From this, they can add their own networks – "hubs" – and control what information goes to what hub.

Something you say to your friends, you might not want to say to your workmates.

Things you share with your family, stay in your family.

"Once it has been set up, the seed will aggregate all of your information: your Facebook profile, tweets, anything," the team wrote on their blog in April.

Whether it will function well enough to attract an audience is anyone's guess.

Diaspora won't be the first site to play the "our social network is more private than your social network card", and it won't be the last.

But you get enough of an idea watching video of the team's concepts in action to realise that the idea is undoubtedly an evolution on Facebook's comparatively one-dimensional method of sharing information.

That method works for Facebook – and plenty of other social networking sites – because it owns the information you give it.

Your personal details, photographs, artwork, likes and dislikes can all be catalogued, analysed and packaged as valuable market research for that network's advertisers.

That's great for Facebook, which is now valued at $33bn because of it, which in turn means it can keep on adding things like gaming, sharing and geolocation features to keep itself fresh.

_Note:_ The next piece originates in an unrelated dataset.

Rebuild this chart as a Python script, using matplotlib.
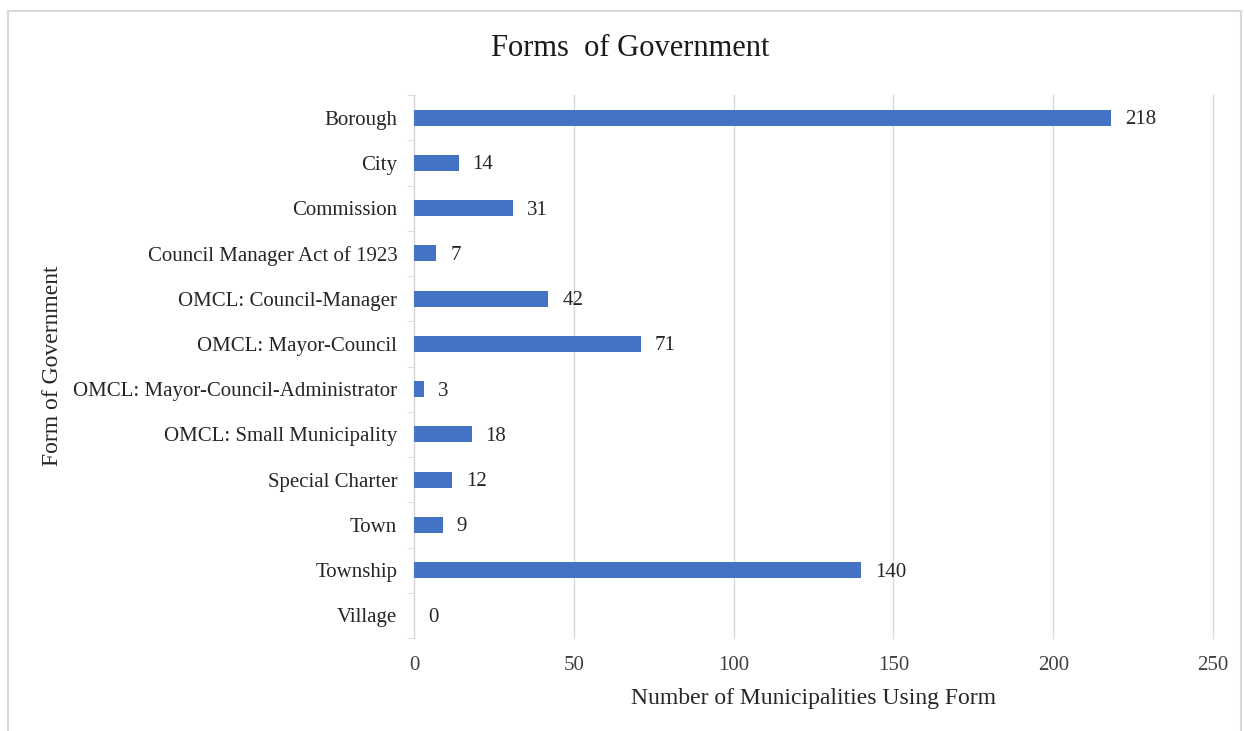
import matplotlib.pyplot as plt
from matplotlib.patches import Rectangle

plt.rcParams["font.family"] = ["Liberation Serif", "DejaVu Serif"]

categories = [
    "Borough", "City", "Commission", "Council Manager Act of 1923",
    "OMCL: Council-Manager", "OMCL: Mayor-Council",
    "OMCL: Mayor-Council-Administrator", "OMCL: Small Municipality",
    "Special Charter", "Town", "Township", "Village",
]
counts = [218, 14, 31, 7, 42, 71, 3, 18, 12, 9, 140, 0]
xticks = [0, 50, 100, 150, 200, 250]

fig = plt.figure(figsize=(12.44, 7.31), dpi=100)
ax = fig.add_axes([0.3328, 0.1272, 0.6423, 0.7428])

# figure border
fig.patches.append(Rectangle((8 / 1244, -0.01), 1233 / 1244, 1 - 11 / 731 + 0.01,
                             transform=fig.transFigure, fill=False,
                             edgecolor="#d9d9d9", linewidth=1.5))

pos = list(range(len(categories)))
ax.barh(pos, counts, height=0.35, color="#4472c4", zorder=3)
for p, v in zip(pos, counts):
    ax.annotate(str(v), (v, p), xytext=(10, -1.5), textcoords="offset points",
                va="center", ha="left", fontsize=15, color="#262626")

ax.set_ylim(len(categories) - 0.5, -0.5)
ax.set_xlim(0, 250)
ax.set_yticks(pos)
ax.set_yticklabels(categories, fontsize=15, color="#262626")
ax.set_xticks(xticks)
ax.set_xticklabels([str(t) for t in xticks], fontsize=15, color="#404040")
ax.tick_params(axis="x", length=0, pad=13)
ax.set_yticks([i - 0.5 for i in range(len(categories) + 1)], minor=True)
ax.tick_params(axis="y", which="minor", length=5, color="#d9d9d9")
ax.tick_params(axis="y", which="major", length=0, pad=12)
ax.grid(axis="x", color="#d9d9d9", linewidth=1, zorder=0)
for line in ax.get_xgridlines():
    line.set_clip_on(False)
for s in ["top", "right", "bottom"]:
    ax.spines[s].set_visible(False)
ax.spines["left"].set_color("#d9d9d9")

ax.set_xlabel("Number of Municipalities Using Form", fontsize=17, color="#262626", labelpad=9)
fig.text(53 / 1244, 1 - 366 / 731, "Form of Government", rotation=90,
         ha="center", va="center", fontsize=17, color="#262626")
fig.text(630 / 1244, 1 - 48 / 731, "Forms  of Government", ha="center", va="center",
         fontsize=22, color="#1a1a1a")

fig.savefig("out.png", dpi=100)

But what about users who don't care about Farmville and don't want to have to think about whether that post their mates will find hilarious might also get them sacked?

The team Diaspora have directed most of their energy developing a user interface (UI) that makes the process of who sees what as automated as possible.

"It's an intuitive way for users to decide, and not notice deciding, what content goes to their coworkers and what goes to their drinking buddies," they say.

"We know that’s a hard UI problem and we take it seriously."

They don't have any grand illusions of jumping straight to the top of the social networking pile admitting that what users will see in October will only be "the beginning of something great, not a finished summer project".

In fact, they're hoping users will help make it better, faster.

But will it be a Facebook-killer? Unlikely.

The growth of Facebook is purely due to the fact that it was the first social network site that was easy for your mum to use.

It won't be so easy to convince her to switch to Diaspora.

Diapora's best chance lies in the possibility that one of those "seeds" that you plant can be "Facebook friends", which according to the latest blog from the team, seems to be on the cards.

Then the two will feed off each other and the Diaspora team could congratulate themselves for building an attractive aggregator – such as the now-defunct FriendFeed – that actually works.

They've proved at least one thing, though – they know how to generate enormous hype about a social network that nobody really has any idea about.

All that's left to prove now is whether they can make it work.